A nascent Air Force-Navy program to develop a family of unmanned combat aircraft
will seek to show military planners how this technology can help commanders
gather intelligence, spot the enemy and ultimately destroy designated targets.
This ambitious effort, called J-UCAS (joint unmanned combat air systems) initially
is focusing on developing common software that can be shared by both Air Force
and Navy aircraft.
According to current plans, both the Air Force and Navy versions of J-UCAS
will be equipped for strike missions. However, the Air Force is interested in
optimizing its unmanned combat aircraft for electronic attack, while the Navy
is focusing on reconnaissance and surveillance capabilities for carrier-based
operations.
J-UCAS was formed last October by merging the Air Force X-45 and the Navy X-47
unmanned combat air vehicle programs.
Overseeing the J-UCAS program is the Defense Advanced Research Projects Agency.
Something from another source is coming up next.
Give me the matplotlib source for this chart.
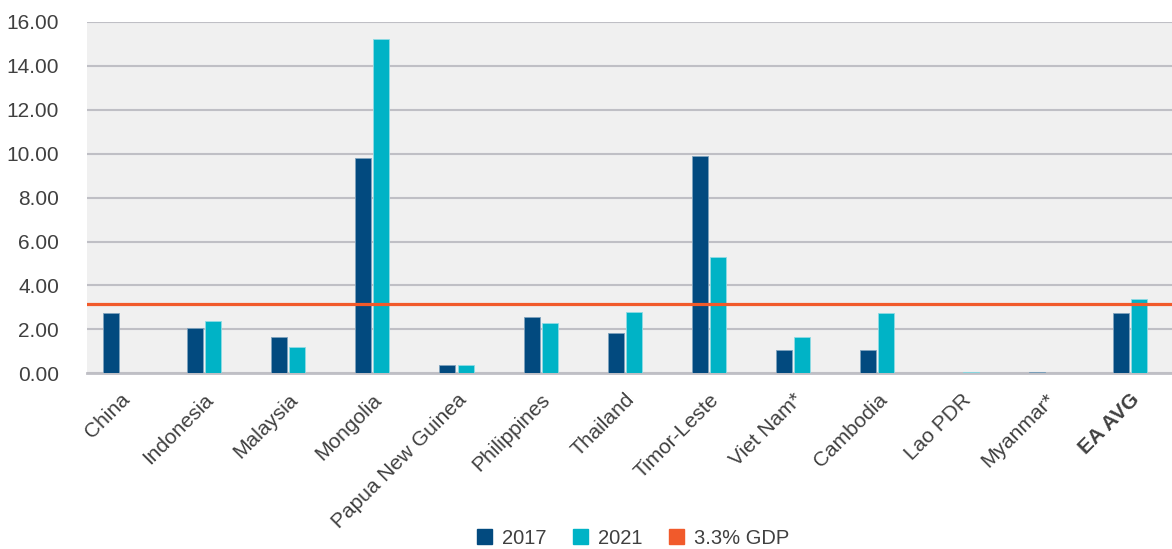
import numpy as np
import matplotlib
matplotlib.use('Agg')
import matplotlib.pyplot as plt
from matplotlib.patches import Patch

# ── 데이터 ──
countries = ['China', 'Indonesia', 'Malaysia', 'Mongolia', 'Papua New Guinea',
             'Philippines', 'Thailand', 'Timor-Leste', 'Viet Nam*', 'Cambodia',
             'Lao PDR', 'Myanmar*', 'EA AVG']
vals_2017 = [2.73, 2.05, 1.64, 9.82, 0.38, 2.56, 1.82, 9.90, 1.06, 1.06, 0.0, 0.08, 2.73]
vals_2021 = [0.0, 2.40, 1.21, 15.24, 0.38, 2.31, 2.81, 5.31, 1.64, 2.73, 0.08, 0.0, 3.38]
gdp_line = 3.14
yticks = [0, 2, 4, 6, 8, 10, 12, 14, 16]

C2017 = '#024a7f'
C2021 = '#00b3c6'
CLINE = '#f15a2b'
GRID = '#bfbfc5'

plt.rcParams['font.family'] = ['Liberation Sans', 'DejaVu Sans']

fig = plt.figure(figsize=(11.72, 5.49), dpi=100)
ax = fig.add_axes([0.0742, 0.32, 0.9258, 0.64])
ax.set_facecolor('#f0f0f0')

x = np.arange(len(countries))
w = 0.19
off = 0.107
ax.bar(x - off, vals_2017, w, color=C2017, edgecolor='#7fa2bd', linewidth=0.6, zorder=6)
ax.bar(x + off, vals_2021, w, color=C2021, edgecolor='#8fdbe4', linewidth=0.6, zorder=6)
ax.axhline(gdp_line, color=CLINE, linewidth=2.3, zorder=7)

ax.set_ylim(0, 16)
ax.set_xlim(-0.39, 12.5)
ax.set_yticks(yticks)
ax.set_yticklabels([f'{v:.2f}' for v in yticks], fontsize=15, color='#404040')
ax.yaxis.grid(True, color=GRID, linewidth=1.5, zorder=1)
ax.set_axisbelow(True)
ax.tick_params(axis='x', length=0, pad=12)
ax.tick_params(axis='y', length=0, pad=20)

for s in ['top', 'right', 'left']:
    ax.spines[s].set_visible(False)
ax.spines['bottom'].set_color(GRID)
ax.spines['bottom'].set_linewidth(2)
ax.spines['bottom'].set_zorder(5)

ax.set_xticks(x)
ax.set_xticklabels(countries, rotation=45, ha='right', rotation_mode='anchor',
                   fontsize=15, color='#404040')
ax.get_xticklabels()[-1].set_fontweight('bold')

handles = [Patch(color=C2017, label='2017'),
           Patch(color=C2021, label='2021'),
           Patch(color=CLINE, label='3.3% GDP')]
leg = fig.legend(handles=handles, loc='center', bbox_to_anchor=(0.54, 0.02),
                 ncol=3, frameon=False, fontsize=14.5, handlelength=0.75,
                 handleheight=0.75, handletextpad=0.5, columnspacing=1.3,
                 borderpad=0.2)
for t in leg.get_texts():
    t.set_color('#404040')

plt.savefig('out.png', dpi=100)
plt.close()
The Pentagon decided to turn over the $4 billion effort to DARPA to ensure the
program does not fall prey to inter-service rivalries.
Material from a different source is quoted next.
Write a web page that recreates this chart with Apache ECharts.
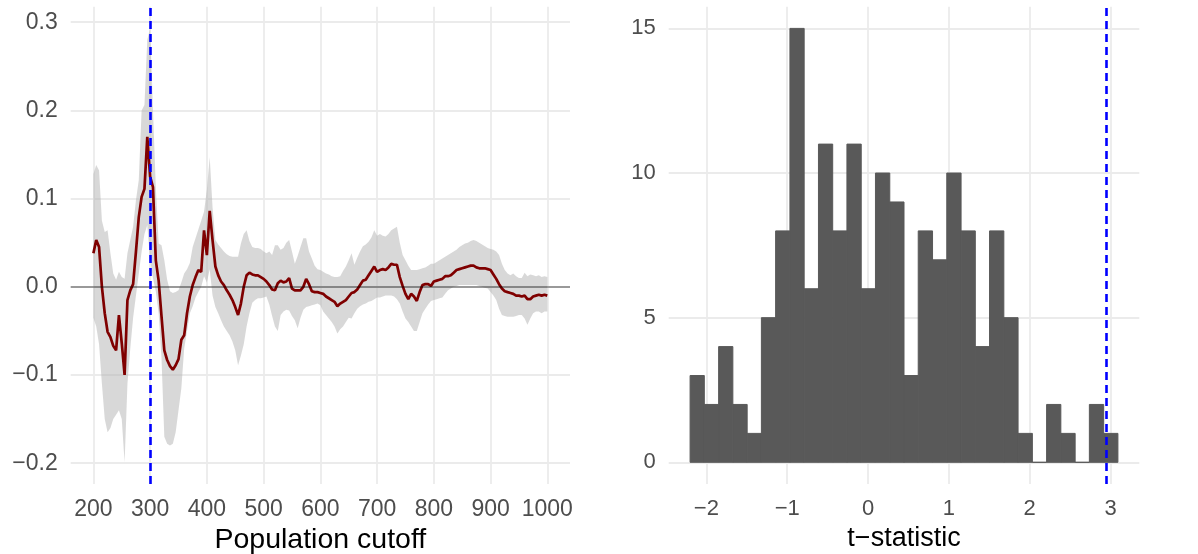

“We’re going to demonstrate a set of capabilities so the services
can understand this thing, what it can do and what it can’t do,”
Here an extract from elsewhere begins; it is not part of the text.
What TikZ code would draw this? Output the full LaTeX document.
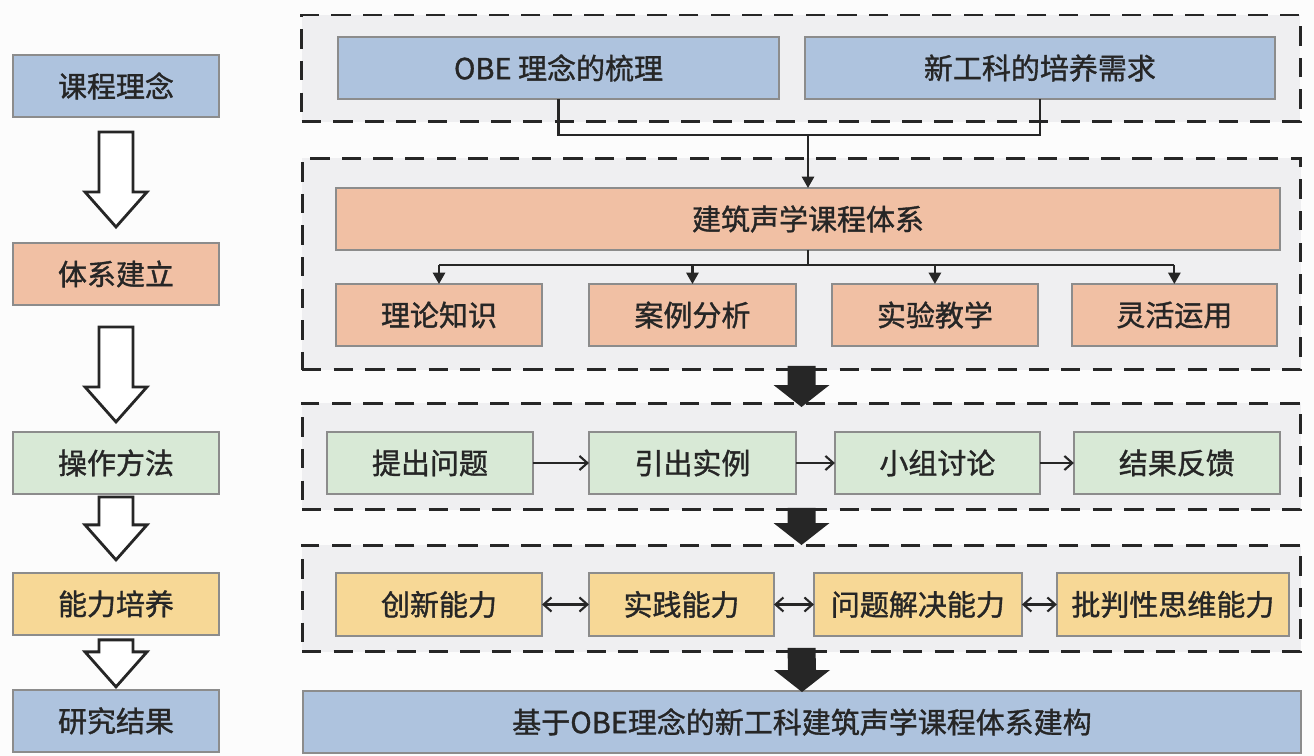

said Michael Francis, director of J-UCAS.
“The operating system is the part that’s hardest to deal with,”
he told National Defense. Unlike traditional aircraft programs, J-UCAS emphasizes
the software and the network, rather than the vehicles. “The platforms
are just nodes in a network,” Francis said.
In June, DARPA will select an “integrator-broker” to help develop
the common operating system. The integrator, which could come from the government,
academia or the private sector, will work with Boeing and Northrop Grumman,
developers of the X-45 and X-47 respectively.
Fighting their way through layers of enemy air defenses, a UCAV must be capable
of autonomous decision-making for everything short of the order to fire weapons.
It must operate within a formation of multiple vehicles, which requires communications
with other UAVs and with ground controllers. Even seemingly mundane matters
such as flying in civilian airspace requires capable and reliable software.
“The level of autonomy, the level of collaboration, we’re raising
the bar for all UAVs,” Francis said.
That is one reason why the operating system is being developed independently
of the platforms. Should one or the other falter, at least part of the J-UCAS
project can continue.
Boeing’s X-45 and Northrop Grumman’s X-47 will be assessed in their
capabilities to meet both Air Force and Navy requirements. Both vehicles will
use the same ground control equipment. “A Boeing ground station will control
a Northrop Grumman aircraft,” Francis added. “If the two aircraft
are flying autonomously, unless you have a scorecard, you won’t be able
to tell which is which.
“We don’t know if we’ll have two designs that do everything
or four designs that are specialized for service requirements,” said Francis.
“The common operating system is designed to work with whatever aircraft
shows up for the mission that day.”
The evaluations are scheduled between 2007-2009. Objectives include a combat
radius of 1,300 nautical miles with a 4,500-pound payload (two Joint Direct
Attack Munitions), 3.5 hours loitering time at a range of 1,000 miles and a
capability of mid-air refueling, as well as operating in civilian airspace.
The aircraft will have to demonstrate electronic attack and persistent surveillance
capabilities.
The program recently passed two milestones. In March, an X-45 performed an
unguided weapons release. In April, it launched a satellite-guided bomb at a
speed of nearly Mach 0.7 from 35,000 feet.